-- The exercise --
From the first line of the data below through the line bearing "0.6, 0.45, 0.28]", reproduce each line exactly; do not include pictures.

_ _ _ _

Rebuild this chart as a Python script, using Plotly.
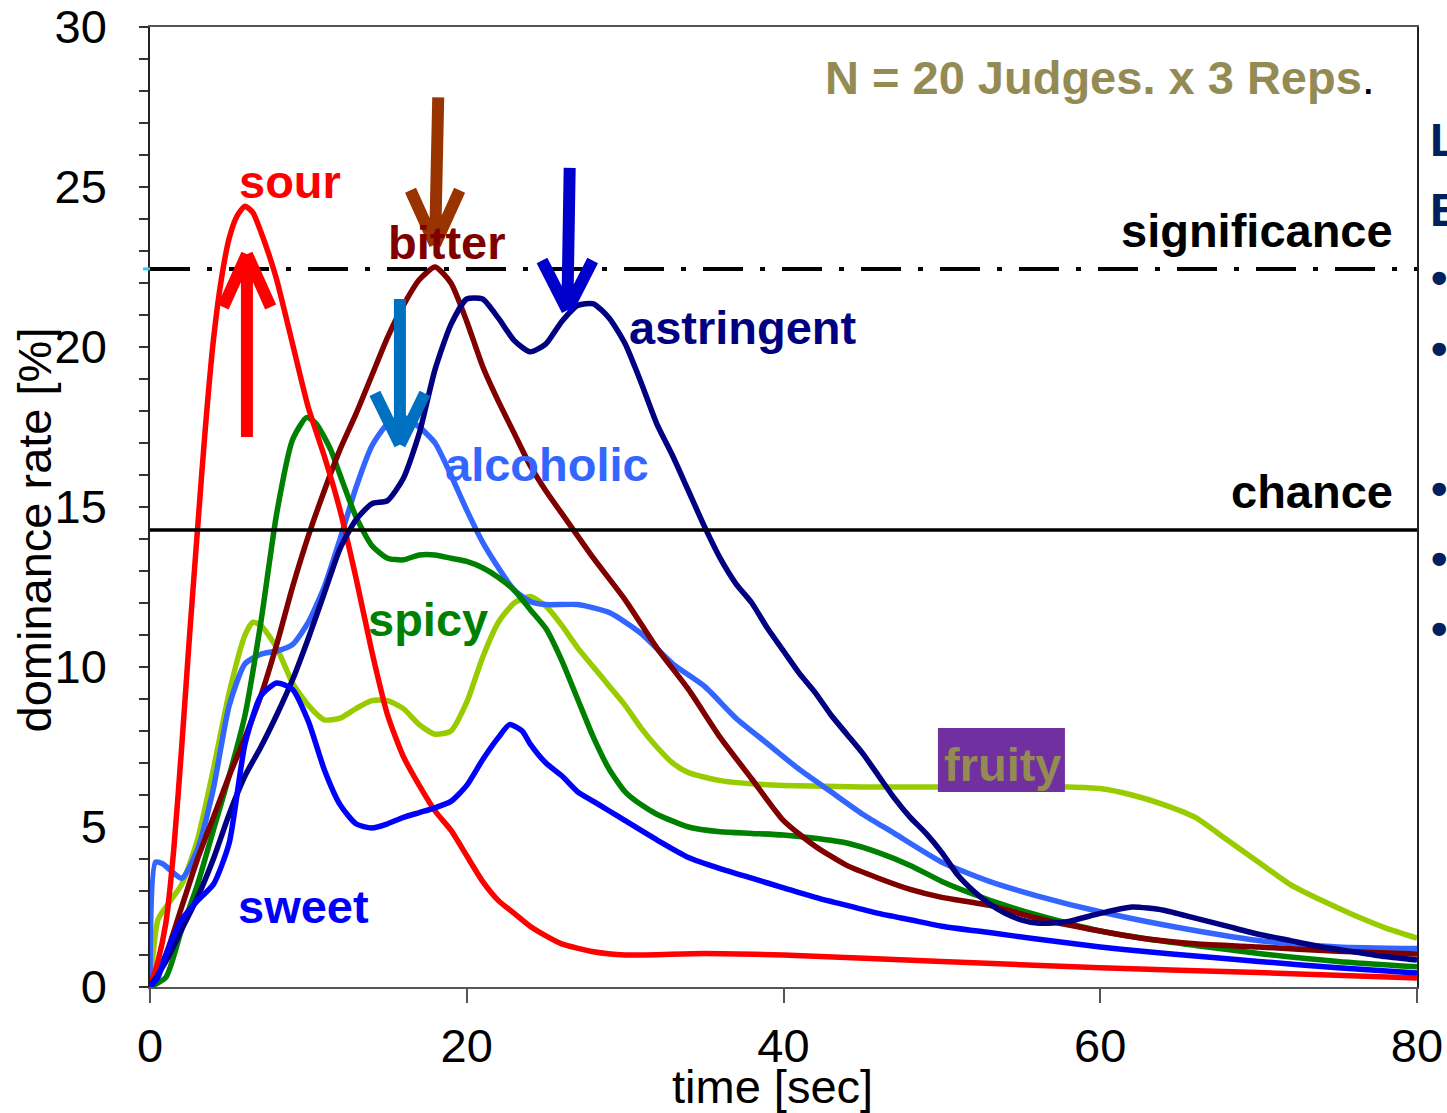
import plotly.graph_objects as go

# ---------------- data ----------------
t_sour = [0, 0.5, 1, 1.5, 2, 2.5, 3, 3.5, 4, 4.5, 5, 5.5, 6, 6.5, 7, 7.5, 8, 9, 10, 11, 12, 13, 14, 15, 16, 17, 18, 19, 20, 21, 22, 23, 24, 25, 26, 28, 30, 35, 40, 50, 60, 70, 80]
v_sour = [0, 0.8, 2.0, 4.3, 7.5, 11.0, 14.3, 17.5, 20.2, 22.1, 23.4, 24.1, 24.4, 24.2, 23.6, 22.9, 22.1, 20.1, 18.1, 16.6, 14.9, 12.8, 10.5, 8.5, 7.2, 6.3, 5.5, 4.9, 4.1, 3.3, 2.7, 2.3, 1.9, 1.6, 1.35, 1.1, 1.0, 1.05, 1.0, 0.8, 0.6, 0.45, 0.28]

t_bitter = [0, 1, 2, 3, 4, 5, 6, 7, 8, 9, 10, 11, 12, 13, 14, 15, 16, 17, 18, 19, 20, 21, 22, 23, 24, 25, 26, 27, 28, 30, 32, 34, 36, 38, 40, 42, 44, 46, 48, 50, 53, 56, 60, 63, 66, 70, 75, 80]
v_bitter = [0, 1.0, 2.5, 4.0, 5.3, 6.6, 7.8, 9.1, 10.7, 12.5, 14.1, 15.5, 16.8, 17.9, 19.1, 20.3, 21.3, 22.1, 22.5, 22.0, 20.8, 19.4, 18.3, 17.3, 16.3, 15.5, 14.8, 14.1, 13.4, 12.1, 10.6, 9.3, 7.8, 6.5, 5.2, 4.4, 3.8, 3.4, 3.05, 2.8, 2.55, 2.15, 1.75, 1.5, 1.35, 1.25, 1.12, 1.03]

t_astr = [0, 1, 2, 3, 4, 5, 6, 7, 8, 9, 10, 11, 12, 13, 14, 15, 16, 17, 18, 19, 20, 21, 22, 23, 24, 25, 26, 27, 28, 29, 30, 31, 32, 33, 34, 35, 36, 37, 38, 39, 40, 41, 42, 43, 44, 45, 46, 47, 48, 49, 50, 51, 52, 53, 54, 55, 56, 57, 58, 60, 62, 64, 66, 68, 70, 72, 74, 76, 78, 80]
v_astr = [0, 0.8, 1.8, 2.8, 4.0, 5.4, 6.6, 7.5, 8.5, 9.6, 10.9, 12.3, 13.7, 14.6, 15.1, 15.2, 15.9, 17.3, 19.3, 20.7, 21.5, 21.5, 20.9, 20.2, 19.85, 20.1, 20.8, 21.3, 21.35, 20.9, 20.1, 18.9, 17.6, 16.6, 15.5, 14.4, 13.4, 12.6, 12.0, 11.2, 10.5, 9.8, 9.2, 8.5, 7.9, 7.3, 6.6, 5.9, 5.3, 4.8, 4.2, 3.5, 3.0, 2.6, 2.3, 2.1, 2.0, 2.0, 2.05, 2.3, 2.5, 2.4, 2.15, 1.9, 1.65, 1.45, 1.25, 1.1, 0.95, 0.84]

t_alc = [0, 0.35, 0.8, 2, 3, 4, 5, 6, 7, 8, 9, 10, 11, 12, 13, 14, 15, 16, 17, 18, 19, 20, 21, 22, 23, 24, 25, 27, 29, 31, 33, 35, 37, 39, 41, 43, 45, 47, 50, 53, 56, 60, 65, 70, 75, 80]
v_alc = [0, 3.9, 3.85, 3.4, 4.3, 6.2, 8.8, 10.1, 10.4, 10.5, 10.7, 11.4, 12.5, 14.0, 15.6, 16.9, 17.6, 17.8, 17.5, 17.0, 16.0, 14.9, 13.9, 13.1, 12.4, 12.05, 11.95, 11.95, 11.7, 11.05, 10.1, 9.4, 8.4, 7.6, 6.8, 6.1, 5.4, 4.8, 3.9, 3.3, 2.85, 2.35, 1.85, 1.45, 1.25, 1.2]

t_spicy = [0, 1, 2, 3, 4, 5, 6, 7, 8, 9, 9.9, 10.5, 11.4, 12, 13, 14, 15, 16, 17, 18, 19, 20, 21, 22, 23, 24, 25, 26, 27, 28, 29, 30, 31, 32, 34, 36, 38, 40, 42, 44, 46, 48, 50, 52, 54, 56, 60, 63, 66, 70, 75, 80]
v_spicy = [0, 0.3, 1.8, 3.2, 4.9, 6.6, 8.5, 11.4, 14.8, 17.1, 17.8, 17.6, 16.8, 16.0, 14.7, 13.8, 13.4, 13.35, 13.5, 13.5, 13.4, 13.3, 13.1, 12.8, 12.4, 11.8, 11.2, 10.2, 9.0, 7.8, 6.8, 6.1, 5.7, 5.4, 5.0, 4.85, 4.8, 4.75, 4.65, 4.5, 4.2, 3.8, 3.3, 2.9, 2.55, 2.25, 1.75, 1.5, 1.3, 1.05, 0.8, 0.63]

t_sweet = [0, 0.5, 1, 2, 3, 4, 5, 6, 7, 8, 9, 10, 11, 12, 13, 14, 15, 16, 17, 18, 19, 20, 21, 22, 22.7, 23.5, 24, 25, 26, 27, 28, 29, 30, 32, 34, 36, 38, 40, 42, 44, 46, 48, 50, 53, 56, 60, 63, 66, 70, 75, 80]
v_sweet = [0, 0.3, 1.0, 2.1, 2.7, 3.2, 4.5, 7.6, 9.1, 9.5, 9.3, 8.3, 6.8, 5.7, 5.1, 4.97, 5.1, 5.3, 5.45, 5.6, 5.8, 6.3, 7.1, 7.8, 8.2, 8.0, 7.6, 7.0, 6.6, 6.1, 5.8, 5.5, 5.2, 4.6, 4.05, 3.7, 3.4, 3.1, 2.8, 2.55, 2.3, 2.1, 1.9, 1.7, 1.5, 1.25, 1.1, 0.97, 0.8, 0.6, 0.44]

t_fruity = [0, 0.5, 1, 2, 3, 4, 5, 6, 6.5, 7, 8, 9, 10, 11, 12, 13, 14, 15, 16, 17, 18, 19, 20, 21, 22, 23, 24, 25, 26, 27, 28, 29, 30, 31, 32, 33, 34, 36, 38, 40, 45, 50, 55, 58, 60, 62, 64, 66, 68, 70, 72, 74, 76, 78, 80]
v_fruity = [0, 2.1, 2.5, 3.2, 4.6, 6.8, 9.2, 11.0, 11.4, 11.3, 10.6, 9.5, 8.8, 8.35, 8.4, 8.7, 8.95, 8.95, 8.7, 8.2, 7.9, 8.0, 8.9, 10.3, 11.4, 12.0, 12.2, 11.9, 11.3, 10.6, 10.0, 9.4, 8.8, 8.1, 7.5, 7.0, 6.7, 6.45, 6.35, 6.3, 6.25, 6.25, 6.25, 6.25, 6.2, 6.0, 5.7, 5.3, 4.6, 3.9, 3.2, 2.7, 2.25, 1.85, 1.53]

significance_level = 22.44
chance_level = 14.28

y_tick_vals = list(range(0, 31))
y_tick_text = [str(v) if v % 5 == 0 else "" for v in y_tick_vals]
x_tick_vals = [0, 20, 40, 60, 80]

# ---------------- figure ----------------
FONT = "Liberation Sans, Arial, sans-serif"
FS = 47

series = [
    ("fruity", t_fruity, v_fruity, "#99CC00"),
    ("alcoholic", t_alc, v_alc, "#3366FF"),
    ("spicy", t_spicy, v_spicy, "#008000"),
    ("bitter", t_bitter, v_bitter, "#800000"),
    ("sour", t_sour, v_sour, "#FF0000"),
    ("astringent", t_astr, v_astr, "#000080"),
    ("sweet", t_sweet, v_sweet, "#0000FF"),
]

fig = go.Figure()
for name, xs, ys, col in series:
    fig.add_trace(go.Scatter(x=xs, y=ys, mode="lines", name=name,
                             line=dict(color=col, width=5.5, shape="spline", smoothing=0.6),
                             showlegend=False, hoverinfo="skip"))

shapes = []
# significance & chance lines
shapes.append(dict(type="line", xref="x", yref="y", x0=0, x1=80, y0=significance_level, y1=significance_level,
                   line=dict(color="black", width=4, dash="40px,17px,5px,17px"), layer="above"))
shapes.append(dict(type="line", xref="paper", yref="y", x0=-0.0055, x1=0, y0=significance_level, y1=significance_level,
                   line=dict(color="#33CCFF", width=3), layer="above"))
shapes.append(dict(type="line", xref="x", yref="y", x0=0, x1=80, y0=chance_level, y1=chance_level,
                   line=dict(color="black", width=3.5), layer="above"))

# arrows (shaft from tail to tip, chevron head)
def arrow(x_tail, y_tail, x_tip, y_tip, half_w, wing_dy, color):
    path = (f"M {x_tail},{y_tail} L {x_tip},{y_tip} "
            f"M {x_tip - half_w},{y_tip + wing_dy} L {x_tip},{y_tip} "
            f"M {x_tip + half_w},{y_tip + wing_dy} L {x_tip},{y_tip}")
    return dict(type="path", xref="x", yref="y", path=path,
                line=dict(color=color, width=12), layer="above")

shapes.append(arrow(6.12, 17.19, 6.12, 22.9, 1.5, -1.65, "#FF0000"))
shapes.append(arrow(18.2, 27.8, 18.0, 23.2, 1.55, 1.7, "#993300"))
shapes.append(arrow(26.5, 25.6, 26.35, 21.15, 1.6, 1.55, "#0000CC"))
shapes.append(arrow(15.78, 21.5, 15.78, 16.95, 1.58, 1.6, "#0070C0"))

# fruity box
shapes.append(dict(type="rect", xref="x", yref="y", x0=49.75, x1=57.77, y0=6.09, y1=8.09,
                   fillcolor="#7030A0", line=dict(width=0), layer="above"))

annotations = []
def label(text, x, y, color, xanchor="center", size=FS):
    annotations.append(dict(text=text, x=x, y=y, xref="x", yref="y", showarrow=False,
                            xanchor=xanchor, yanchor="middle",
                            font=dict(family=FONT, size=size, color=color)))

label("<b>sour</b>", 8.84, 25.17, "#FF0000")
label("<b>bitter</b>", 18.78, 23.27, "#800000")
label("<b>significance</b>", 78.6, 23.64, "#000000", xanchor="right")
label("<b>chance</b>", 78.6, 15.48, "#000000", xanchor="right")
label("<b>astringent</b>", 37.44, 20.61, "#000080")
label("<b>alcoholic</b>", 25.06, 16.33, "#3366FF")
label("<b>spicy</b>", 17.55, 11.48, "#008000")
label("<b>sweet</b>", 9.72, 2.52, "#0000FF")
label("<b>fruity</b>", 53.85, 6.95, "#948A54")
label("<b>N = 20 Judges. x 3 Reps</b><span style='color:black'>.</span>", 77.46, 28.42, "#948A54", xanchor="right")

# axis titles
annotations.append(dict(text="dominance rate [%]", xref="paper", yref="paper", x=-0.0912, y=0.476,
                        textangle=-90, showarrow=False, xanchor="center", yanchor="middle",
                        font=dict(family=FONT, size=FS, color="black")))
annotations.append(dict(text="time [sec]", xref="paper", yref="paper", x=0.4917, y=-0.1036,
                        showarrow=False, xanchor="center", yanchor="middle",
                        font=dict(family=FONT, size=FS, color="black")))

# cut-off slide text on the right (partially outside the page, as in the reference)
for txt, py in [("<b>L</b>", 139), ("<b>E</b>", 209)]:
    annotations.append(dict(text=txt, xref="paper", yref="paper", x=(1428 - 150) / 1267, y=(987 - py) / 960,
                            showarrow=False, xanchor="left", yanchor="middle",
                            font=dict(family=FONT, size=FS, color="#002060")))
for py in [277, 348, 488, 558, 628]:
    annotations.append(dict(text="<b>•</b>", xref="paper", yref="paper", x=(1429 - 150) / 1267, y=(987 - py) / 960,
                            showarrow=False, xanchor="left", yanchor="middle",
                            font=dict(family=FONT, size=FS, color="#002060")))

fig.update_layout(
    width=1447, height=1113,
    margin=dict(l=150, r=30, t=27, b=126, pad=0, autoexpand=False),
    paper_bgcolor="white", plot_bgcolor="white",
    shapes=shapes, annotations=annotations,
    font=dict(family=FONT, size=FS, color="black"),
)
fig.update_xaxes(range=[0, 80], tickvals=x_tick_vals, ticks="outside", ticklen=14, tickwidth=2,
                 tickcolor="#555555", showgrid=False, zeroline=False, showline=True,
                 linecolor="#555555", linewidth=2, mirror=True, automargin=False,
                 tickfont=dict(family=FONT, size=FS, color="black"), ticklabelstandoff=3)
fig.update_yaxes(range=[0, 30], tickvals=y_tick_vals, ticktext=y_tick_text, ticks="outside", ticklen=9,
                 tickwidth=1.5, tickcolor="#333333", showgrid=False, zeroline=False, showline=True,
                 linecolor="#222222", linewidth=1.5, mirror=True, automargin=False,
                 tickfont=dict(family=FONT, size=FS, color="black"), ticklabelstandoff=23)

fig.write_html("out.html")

_ _ _ _

-- Worked answer --
Rebuild this chart as a Python script, using Plotly.
import plotly.graph_objects as go

# ---------------- data ----------------
t_sour = [0, 0.5, 1, 1.5, 2, 2.5, 3, 3.5, 4, 4.5, 5, 5.5, 6, 6.5, 7, 7.5, 8, 9, 10, 11, 12, 13, 14, 15, 16, 17, 18, 19, 20, 21, 22, 23, 24, 25, 26, 28, 30, 35, 40, 50, 60, 70, 80]
v_sour = [0, 0.8, 2.0, 4.3, 7.5, 11.0, 14.3, 17.5, 20.2, 22.1, 23.4, 24.1, 24.4, 24.2, 23.6, 22.9, 22.1, 20.1, 18.1, 16.6, 14.9, 12.8, 10.5, 8.5, 7.2, 6.3, 5.5, 4.9, 4.1, 3.3, 2.7, 2.3, 1.9, 1.6, 1.35, 1.1, 1.0, 1.05, 1.0, 0.8, 0.6, 0.45, 0.28]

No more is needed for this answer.